Irm Hermann was part of Rainer Werner Fassbinder’s troupe from the early days of the Anti-Theater Group to the end of his career. She appeared in over 20 feature films he directed, and never had the sole leading role, yet it’s impossible to conceive of Fassbinder’s work without her presence.

In The Bitter Tears of Petra von Kant, Hermann plays Marlene, the submissive assistant of Fräulein von Kant (Margit Carstensen). Over the course of 124 minutes, she doesn’t have a single line of dialogue. Yet from her first appearance to her final exit to the tune of the Platters’ “The Great Pretender,” Marlene’s masochistic devotion to and unrequited love for Petra von Kant is soul-breaking to witness.

She is usually a small silhouette in the middle of the frame, working hard at her typing machine. Deprived of words, she wears the mask-like expression of a broken doll. Hermann suspends that look in time through a peculiar style of posing; with the exception of close-ups, she is perpetually a figure in the background. The highly stylized camerawork is careful to keep her in frame as other characters play out the main action in the foreground.

 

The Bitter Tears of Petra von Kant

Yet Marlene cannot be dismissed, even when she is often a dimmed shadow in space. Through sound and image, she becomes a key element of the whole piece. When not on screen, she seems even more present through the hammering noise of her slavish labor, which we hear in counterpoint to her mistress’s dialogue.
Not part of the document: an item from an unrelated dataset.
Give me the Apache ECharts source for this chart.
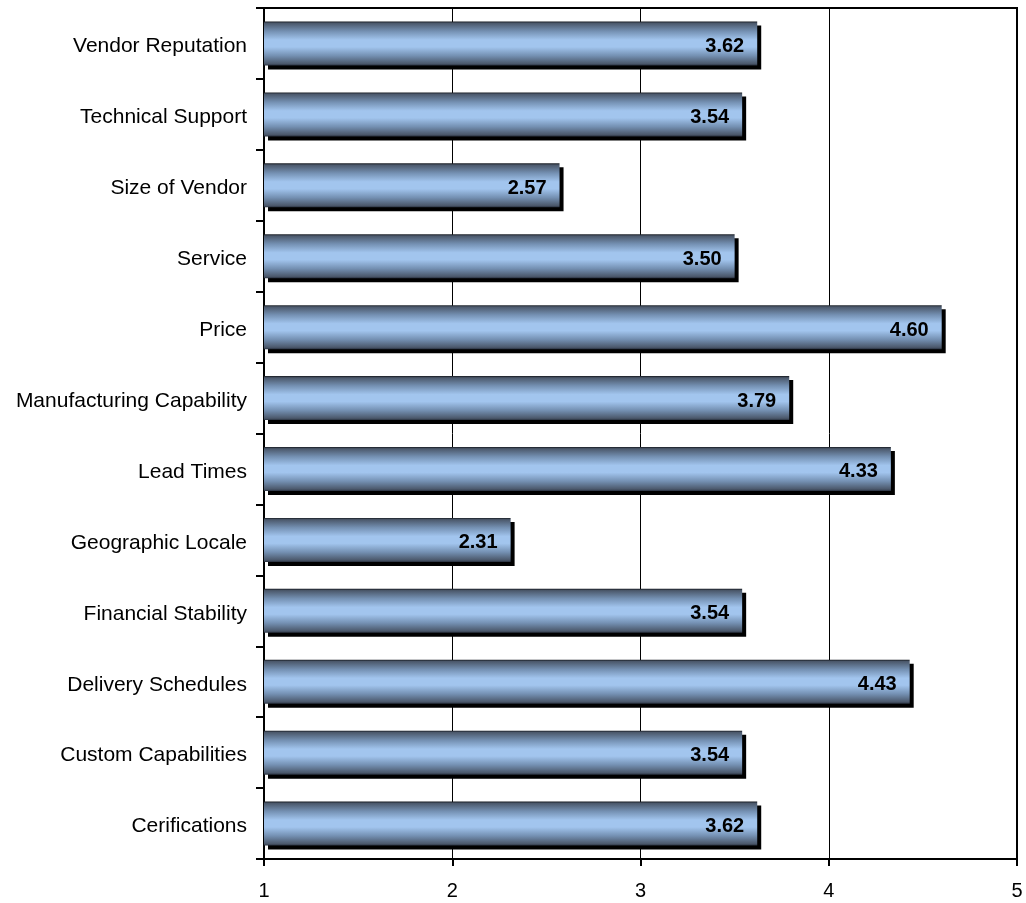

Hermann’s performance feeds off a perverse kind of suspense: Marlene gets her power from her potential. By always having to acknowledge her presence on screen, the viewer has the feeling that Marlene might spring into dramatic action at any given moment. Drawing out that possibility for as long as possible allows Hermann to explore the ominous and painful paradox of love without demands.